Hope has always had a very hard time relaxing and giving in to sleep.
In attempts to help her fall asleep sooner…her mother would sit beside her. After four years, and longer now, at the foot of her bed, years had past and this had become quite a problem for her mother who was now exhausted and exasperated from of loss of sleep as well as ideas as to how to fix the problem.
In an attempt to give her a break…I asked to have the opportunity to sit with Hope each night of my visit until she fell asleep.
Kenny Logins CD, “Return To Poohs Corner” was part of her night time ritual. The songs on the CD were soft, sweet and conducive to comfort and relaxation.
In fact, I found myself relaxed and asleep most of the time before poor Hope ever decided to let the sandman in the room.
Of course after taking on this assignment that had now lasted for a couple of weeks… the songs on the CD were finely imprinted into my head.
I found myself humming them all day long. I actually looked forward to hearing the CD each and every night.
I was, however completely unaware of the effect one of the songs was starting to have on me. That is until my last night with Hope and the last night of this visit.
For some reason she was not able to fall asleep this night until the whole CD had played through almost two whole times.
The second time this song came round…she was asleep and looked much like she does in the picture I attached here to this post.
Here are the words…but I encourage you to listen to the whole song as I heard it that night. I will post a link.
Love is real, real is love
Love is feeling, feeling love
Love is wanting to be loved
Love is touch, touch is love
Love is reaching, reaching love
Love is asking to be loved
Love is you, you and me
Love is knowing we can be
Love is free, free is love
Love is living, living love
Love is needing to be loved
Songwriters
Lennon, Julian
The words and melody are so heart felt…
Here for the first time since I had left her and moved away, I felt I understood the true meaning of love.
It was a tender mercy from God.
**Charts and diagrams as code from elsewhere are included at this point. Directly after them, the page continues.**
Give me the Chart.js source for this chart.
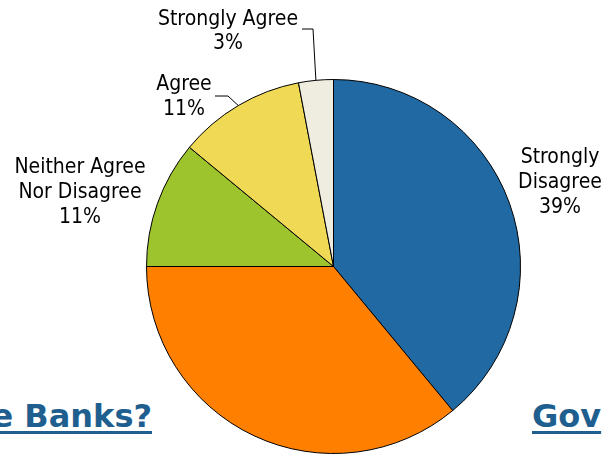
<!DOCTYPE html>
<html>
<head>
<meta charset="utf-8">
<script src="https://cdn.jsdelivr.net/npm/chart.js@4/dist/chart.umd.min.js"></script>
<style>
  html, body { margin: 0; padding: 0; background: #fff; overflow: hidden; }
  #wrap { position: relative; width: 604px; height: 454px; overflow: hidden; }
  #pie { position: absolute; left: 0; top: 0; }
  .head {
    position: absolute;
    font: bold 32px "DejaVu Sans", Verdana, sans-serif;
    color: #1f5f8f;
    text-decoration: underline;
    text-decoration-thickness: 3px;
    text-underline-offset: 4px;
    white-space: nowrap;
    line-height: 1;
  }
</style>
</head>
<body>
<div id="wrap">
  <span class="head" style="right:452px; top:400px;">e Banks?</span>
  <span class="head" style="left:532px; top:400px;">Gov</span>
  <canvas id="pie" width="604" height="454"></canvas>
</div>
<script>
// answers, clockwise from 12 o'clock
const categories = ['Strongly Disagree', 'Disagree', 'Neither Agree Nor Disagree', 'Agree', 'Strongly Agree'];
const shares = [39, 36, 11, 11, 3];
const sliceColors = ['#2169a3', '#ff7f00', '#9dc42c', '#f0d955', '#efede0'];

// how each label is written (the orange slice has none)
const labelLines = [
    ['Strongly', 'Disagree'],
    null,
    ['Neither Agree', 'Nor Disagree'],
    ['Agree'],
    ['Strongly Agree']
];

// label block: centre x, first baseline, line step; optional leader from text to slice edge
const labelSpots = [
    { x: 560, y: 163, step: 25 },
    null,
    { x: 80, y: 173, step: 25 },
    { x: 184, y: 90, step: 25, leader: [[215, 96], [228, 96]] },
    { x: 228, y: 25, step: 24, leader: [[302, 29], [313, 29]] }
];

const pieLabels = {
    id: 'pieLabels',
    afterDatasetsDraw(chart) {
        const ctx = chart.ctx;
        const arcs = chart.getDatasetMeta(0).data;
        ctx.save();
        ctx.fillStyle = '#000';
        ctx.font = '21px "DejaVu Sans Condensed", "DejaVu Sans", sans-serif';
        ctx.textAlign = 'center';
        ctx.textBaseline = 'alphabetic';
        labelSpots.forEach((spot, i) => {
            if (!spot) return;
            const lines = labelLines[i].concat([shares[i] + '%']);
            lines.forEach((t, k) => ctx.fillText(t, spot.x, spot.y + k * spot.step));

            if (spot.leader) {
                const a = arcs[i];
                const mid = (a.startAngle + a.endAngle) / 2;
                const ex = a.x + Math.cos(mid) * a.outerRadius;
                const ey = a.y + Math.sin(mid) * a.outerRadius;
                ctx.strokeStyle = '#000';
                ctx.lineWidth = 1;
                ctx.beginPath();
                ctx.moveTo(spot.leader[0][0], spot.leader[0][1]);
                spot.leader.slice(1).forEach(p => ctx.lineTo(p[0], p[1]));
                ctx.lineTo(ex, ey);
                ctx.stroke();
            }
        });
        ctx.restore();
    }
};

new Chart(document.getElementById('pie').getContext('2d'), {
    type: 'pie',
    data: {
        labels: categories,
        datasets: [{
            data: shares,
            backgroundColor: sliceColors,
            borderColor: '#000',
            borderWidth: 1
        }]
    },
    options: {
        responsive: false,
        animation: false,
        radius: 187,
        layout: { padding: { left: 146, right: 83, top: 79, bottom: 0 } },
        plugins: {
            legend: { display: false },
            tooltip: { enabled: false }
        }
    },
    plugins: [pieLabels]
});
</script>
</body>
</html>
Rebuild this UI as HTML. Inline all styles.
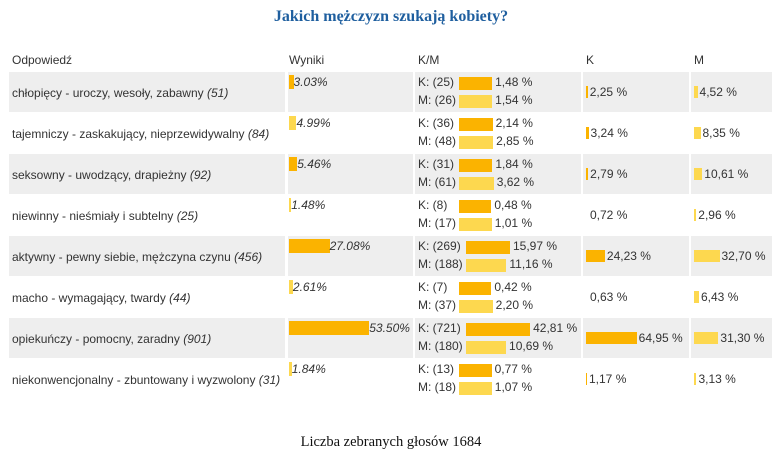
<!DOCTYPE html>
<html><head><meta charset="utf-8">
<style>
body{margin:0;width:782px;height:466px;background:#fff;position:relative;overflow:hidden;font-family:"Liberation Sans",Arial,sans-serif;font-size:12px;color:#333}
.a{position:absolute;white-space:nowrap}
.row{position:absolute;left:9px;width:763px;height:40px}
.cell{position:absolute;top:0;height:40px}
.bar{position:absolute;height:13px}
.dk{background:#fbb300}.lt{background:#fdd84f}
</style></head><body>
<div class="a" style="left:0;width:782px;text-align:center;top:8px;font-family:'Liberation Serif',serif;font-weight:bold;font-size:16px;color:#1f5f9f">Jakich mężczyzn szukają kobiety?</div>
<div class="a" style="left:12px;top:53px">Odpowiedź</div>
<div class="a" style="left:289px;top:53px">Wyniki</div>
<div class="a" style="left:418px;top:53px">K/M</div>
<div class="a" style="left:586px;top:53px">K</div>
<div class="a" style="left:694px;top:53px">M</div>
<div id="rows"></div>
<div class="a" style="left:0;width:782px;text-align:center;top:434px;font-family:'Liberation Serif',serif;font-size:14.5px;color:#111">Liczba zebranych głosów 1684</div>
<script>
const labels=["chłopięcy - uroczy, wesoły, zabawny","tajemniczy - zaskakujący, nieprzewidywalny","seksowny - uwodzący, drapieżny","niewinny - nieśmiały i subtelny","aktywny - pewny siebie, mężczyna czynu","macho - wymagający, twardy","opiekuńczy - pomocny, zaradny","niekonwencjonalny - zbuntowany i wyzwolony"];
const counts=[51,84,92,25,456,44,901,31];
const totals=[3.03,4.99,5.46,1.48,27.08,2.61,53.50,1.84];
const kCounts=[25,36,31,8,269,7,721,13];
const kShare=[1.48,2.14,1.84,0.48,15.97,0.42,42.81,0.77];
const mCounts=[26,48,61,17,188,37,180,18];
const mShare=[1.54,2.85,3.62,1.01,11.16,2.20,10.69,1.07];
const kPct=[2.25,3.24,2.79,0.72,24.23,0.63,64.95,1.17];
const mPct=[4.52,8.35,10.61,2.96,32.70,6.43,31.30,3.13];
const xTotal=v=>Math.max(2,v*1.5);
const xKM=v=>Math.min(70,32+v*0.75);
const xKcol=v=>v<1?0:Math.max(1,v*0.78);
const fmt=v=>v.toFixed(2).replace('.',',')+' %';
const root=document.getElementById('rows');
const rowTops=[72,113,154,195,236,277,318,359];
labels.forEach((lab,i)=>{
  const r=document.createElement('div');
  r.className='row';
  
  
  r.style.top=rowTops[i]+'px';
  const bg=i%2===0?'#eeeeee':'#fff';
  const cols=[[0,276],[279,125],[406,166],[574,106],[682,81]];
  let h='';
  cols.forEach((c,j)=>{h+=`<div class="cell" style="left:${c[0]}px;width:${c[1]}px;background:${bg}"></div>`;});
  r.innerHTML=h;
  const name=document.createElement('div');
  name.className='a';
  
  
  name.style.cssText='left:3px;top:14px';
  name.innerHTML=lab+' <i>('+counts[i]+')</i>';
  r.appendChild(name);
  const cls=i%2===0?'dk':'lt';
  const tb=document.createElement('div');
  tb.className='bar '+cls;
  
  
  tb.style.cssText=`left:280px;top:3px;width:${xTotal(totals[i])}px;height:14px`;
  r.appendChild(tb);
  const tt=document.createElement('div');
  tt.className='a';
  
  
  tt.style.cssText=`left:${280+xTotal(totals[i])}px;top:3px;font-style:italic`;
  tt.textContent=totals[i].toFixed(2)+'%';
  r.appendChild(tt);
  [[kCounts,kShare,'K','dk',3],[mCounts,mShare,'M','lt',21]].forEach(([cn,sh,p,c,y])=>{
    const l=document.createElement('div');
    l.className='a';
    
    
    l.style.cssText=`left:409px;top:${y}px`;
    l.textContent=p+': ('+cn[i]+')';
    r.appendChild(l);
    const x0=cn[i]>=100?457:450;
    const b=document.createElement('div');
    b.className='bar '+c;
    
    
    b.style.cssText=`left:${x0}px;top:${y+2}px;width:${xKM(sh[i])}px`;
    r.appendChild(b);
    const t=document.createElement('div');
    t.className='a';
    
    
    t.style.cssText=`left:${x0+xKM(sh[i])+3}px;top:${y}px`;
    t.textContent=fmt(sh[i]);
    r.appendChild(t);
  });
  [[kPct,577,'dk','k-bar'],[mPct,685,'lt','m-bar']].forEach(([arr,x0,c,nm])=>{
    const w=xKcol(arr[i]);
    const b=document.createElement('div');
    b.className='bar '+c;
    
    
    b.style.cssText=`left:${x0}px;top:14px;width:${w}px;height:12px`;
    r.appendChild(b);
    const t=document.createElement('div');
    t.className='a';
    
    
    t.style.cssText=`left:${x0+(w?w+2:4)}px;top:13px`;
    t.textContent=fmt(arr[i]);
    r.appendChild(t);
  });
  root.appendChild(r);
});
</script>
</body></html>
He was teaching in the three minutes of the time it took to listen to this song and gaze at this sleeping child who I loved with my whole heart, that I had finally arrived.
I had come to love myself.
Tears washed down my face and my heart smiled as this realization suddenly filled my whole being with gratitude. I felt God’s love fill the whole room with warmth and peace. I bowed my head and with a thankful heart said a little prayer. Thank you Father for Hope and for teaching me to love myself.
As the song played that night I saw her as a blessing and a link in my life to what I had come to understand about self- love.